Lançamentos
“E se houvesse uma música nova dos Beatles?”. Pois é, agora tem. E aí?
O “e se…?” rende mil histórias e mil roteiros de cinema e TV – dos melhores aos mais infames, vale dizer, já que nem sempre dá pra raciocinar por hipóteses, e muitas vezes o que parece uma sinopse bacana rende uma ideia de jerico quando vai pro papel. A possibilidade de haver uma canção nova dos Beatles em pleno 2023, e pouco após sair um LP novo dos Rolling Stones, parecia tão remota que talvez só os fãs mais sonhadores dedicavam tempo a pensar no assunto.
Pois na semana passada saiu Now and then – e se houve alguma espécie de encomenda, o resultado superou muito as expectativas, iniciadas desde quando começou-se a falar numa possível nova canção da banda realizada com a ajuda da Inteligência Artificial. Não apenas pela música em si, que é um retrabalho pós-beatle numa gravação deixada por John Lennon – uma das várias demos que ele gravou em casa durante os anos 1970. E, não importa o que digam, soa de fato como uma canção da banda.
Tudo foi embalado com o mistério que costuma cercar os lançamentos ligados ao grupo (um vídeo com uma fitinha no Instagram desencadeou tudo) e com a descarga de memória afetiva que projetos como esse merecem – ainda que, sim, a capinha do single seja bem feinha. No documentário que mostra as gravações, tudo é tão bem costurado que você mal chega a perceber que se trata de cenas dos Beatles em etapas diferentes das vidas deles – ajuda muito o fato de Paul McCartney e Ringo Starr serem basicamente senhores joviais. No clipe, os irônicos John e George surgem em clima quase angelical, em imagens tiradas de filmes como Magical mystery tour.
Por outro lado, no documentário, comove assistir às imagens de George Harrison nos anos 1990, época da coletânea Anthology. O beatle zoeiro e místico dos anos 1960 havia se tornado uma figura triste, que parecia não estar muito à vontade com aquele reencontro – e não estava mesmo. Não gostou de Now and then desde o início, vetando que a música fosse trabalhada em Anthology. Chamou a gravação de “lixo” por causa do registro baixinho da voz de John. Detalhe: ao compilar material para o inesperado Unplugged de John Lennon, lançado em 2004, Yoko Ono preferiu não usar material gravado ao piano, porque o cantor colocava o microfone em cima do instrumento e sua voz realmente ficava com volume baixo.
Você já deve ter lido a história: Peter Jackson, diretor do documentário Get back, usou uma técnica chamada MAL (não é uma referência ao antigo quebra-galhos dos Beatles, Mal Evans) que separou a voz de John da gravação do piano, possibilitando que a música saísse.
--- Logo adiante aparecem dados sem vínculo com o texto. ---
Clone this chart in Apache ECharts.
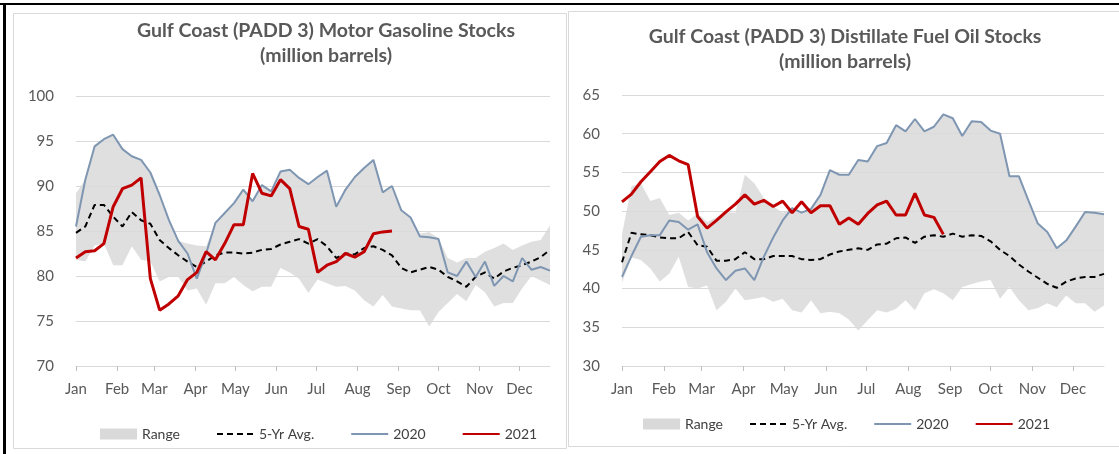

Como George já havia gravado guitarras para a canção na época de Anthology, tudo foi mantido. Paul tocou guitarra slide no estilo de Harrison para complementar. No fim das contas, a tecnologia e a vontade de fazer algo juntos (ainda que separados) reuniu a banda.
Now and then fala sobre o impacto que relacionamentos têm nas nossas vidas – mesmo quando as pessoas não estão mais presentes. Ouvido com o coração, é um hino que ajuda a explicar porque é que os Beatles preferiam ficar intocados, já que não havia mais como reproduzir a magia dos anos 1960, e os interesses dos integrantes eram outros. Vida em família, projetos solo, misticismo, drogas não-psicodélicas, tocar com amigos, cada um na sua viagem particular.
O grupo talvez precisasse menos da entidade “Beatles” do que os Stones precisavam do caboclo “Stones”, ou o Who precisava de si próprio – tanto que as duas últimas bandas não enxergaram problemas em chamar novos músicos para substituir nomes que morreram ou saíram. Cada uma no seu papel, cada papel merece respeito. Às vezes o “e se” é mais interessante do que deparar com carreiras sem sentido, álbuns ruins e turnês que se transformam em bagunça no palco (não foi o que aconteceu nem com o Who nem com os Stones, diga-se).
No caso da dupla de frente, John preferiu organizar com o Yoko Ono três movimentos simultâneos: o dos artistas confessionais, o dos originais do rock (inventou o pós-punk e o som do Roxy Music em 1969 com o single Cold turkey) e o dos pré-punks (com o som minimalista de Plastic Ono Band, de 1970). Paul voltou-se para a família e preferiu fazer tudo o que ele já queria fazer com os Beatles (ou dos Beatles), sem os outros três para atrapalhar.
Pode ser que mais algo brote do baú de Paul, John, George e até de Ringo, e a Inteligência Artificial ajude a criar mais uma canção “nova” dos Beatles. Por enquanto, mais do que um ciclo sendo encerrado, é um momento mágico da cultura pop.